Trapattoni: 'I will work until I'm 90'
Ireland's manager is not the retiring type, writes Dion Fanning
Despite the extra workload when Liam Brady departs next month, Giovanni Trapattoni has insisted the Ireland job will not be his last in football by proclaiming he thinks he can work until he is 90.
"It is important to be clear in my head and lucky in my health but I have the enthusiasm. I told my wife about the coach in Oceania who was working when he was 80," said Trapattoni, who will be 71 on St Patrick's Day, and citing Rudi Gutendorf who coached Samoa in 2003 at the age of 77 to insist he has no plans to retire yet.
The demand for his services from other clubs and countries suggests others do not consider him ready for retirement either. Trapattoni confirmed last week he had turned down Juventus and revealed they were the only interested party he had talked to.
"Look, for me this has all been about agents, ringing, saying 'Giovanni, are you interested?' I send them all away except Juve because they are in my heart after so long there. There I talk to the president and the technical manager and say 'no, thank you because I am with Ireland'. But the only one I talked to was Juventus. All the others is just 'somebody wishes me'. That I refuse to discuss."
Instead, he will concentrate on Ireland and maybe, once again, Stephen Ireland, a player who may have the potential to make even Trapattoni think of early retirement. "I am sure in the future I will look for Stephen Ireland again. I will do it slowly and to clarify not because of my words with me and him and an agent."

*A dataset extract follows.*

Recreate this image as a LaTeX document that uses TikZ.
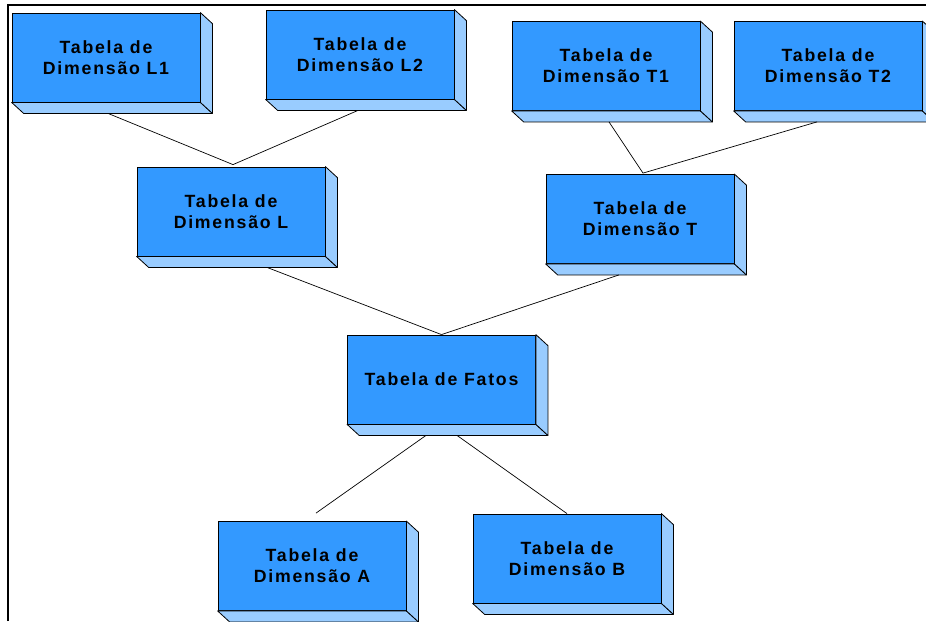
\documentclass[tikz,border=0pt]{standalone}
\usepackage{fontspec}
\newfontfamily\tabfont{Liberation Sans}[LetterSpace=10]
\usepackage{tikz}
\usetikzlibrary{positioning}
\definecolor{frontblue}{RGB}{51,153,255}
\definecolor{sideblue}{RGB}{153,204,255}

\begin{document}
\begin{tikzpicture}[x=1pt,y=-1pt,
  tabela/.style={draw=black, line width=0.8pt, fill=frontblue, minimum width=188pt, minimum height=89pt,
    inner sep=0pt, align=center, font=\tabfont\bfseries\fontsize{17.7}{21}\selectfont},
  side/.style={draw=black, line width=0.8pt, fill=sideblue, line join=round},
  link/.style={line width=0.7pt}]

\useasboundingbox (0,0) rectangle (926,621);

\draw[line width=2.3pt] (8,621) -- (8,5) -- (926,5);

\node[tabela] (l1) at (106,57.5) {Tabela de\\Dimensão L1};
\node[tabela] (l2) at (360,54.5) {Tabela de\\Dimensão L2};
\node[tabela] (t1) at (606,66) {Tabela de\\Dimensão T1};
\node[tabela] (t2) at (828,66) {Tabela de\\Dimensão T2};
\node[tabela] (l) at (231,211.5) {Tabela de\\Dimensão L};
\node[tabela] (t) at (640,219) {Tabela de\\Dimensão T};
\node[tabela] (fatos) at (441.5,379.5) {Tabela de Fatos};
\node[tabela] (a) at (312,566) {Tabela de\\Dimensão A};
\node[tabela] (b) at (567,558.5) {Tabela de\\Dimensão B};

% depth of the boxes
\foreach \n in {l1,l2,t1,t2,l,t,fatos,a,b} {
  \filldraw[side] (\n.south west) -- ([shift={(12,11)}]\n.south west) -- ([shift={(12,11)}]\n.south east) -- (\n.south east) -- cycle;
  \filldraw[side] (\n.north east) -- ([shift={(12,11)}]\n.north east) -- ([shift={(12,11)}]\n.south east) -- (\n.south east) -- cycle;
}

\draw[link] ([shift={(2,11)}]l1.south) -- ([shift={(2,-2)}]l.north);
\draw[link] ([shift={(-2,11)}]l2.south) -- ([shift={(2,-2)}]l.north);
\draw[link] ([shift={(3,11)}]t1.south) -- ([shift={(3,-1)}]t.north);
\draw[link] ([shift={(-11,11)}]t2.south) -- ([shift={(3,-1)}]t.north);

\draw[link] ([shift={(36,11)}]l.south) -- (fatos.north);
\draw[link] ([shift={(-21,11)}]t.south) -- (fatos.north);

\draw[link] ([shift={(-15.5,11)}]fatos.south) -- ([shift={(4,-8)}]a.north);
\draw[link] ([shift={(15.5,11)}]fatos.south) -- (b.north);
\end{tikzpicture}
\end{document}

Trapattoni seems to feel a more private approach might help him in regard to Ireland. The last time he thought efforts to establish a relationship became distorted due to media reports so he will persevere.
Meanwhile, the squad selected for the Brazil game will not be experimental. There will be no return for Andy Reid as the squad that travelled to Paris is rewarded, although the sense remains there is a reluctance to make changes rather than offer a strange bonus to the players devastated by Henry's handball.
In May, there may be a training camp in Portugal or perhaps Dubai and possibly a couple of friendlies in the US.
Trapattoni remains hopeful about qualification for Euro 2012 as his bond with Ireland deepens. "It is a country that I have known for many years, a proud country and a country that has in the past, been poor and gone through hard times and come through them, and it is like my life. I tell my grandchildren and also my son -- in life, it is important what you achieve and what you build because in life, nothing comes free. In Ireland, the people in the country feel like this and also I think the players feel like this."
For Trapattoni, the work continues. "To me, when I wake every morning, I think, what am I going to do, look at this and this player, look at the mistakes of the last week of our players in England and ask why. That is the reason why you look at every situation. For me, I believed in South Africa. I was convinced we could get to the World Cup."
Now he is ready to lead again and for some time. "Until I am 90!" he says. Who would doubt him?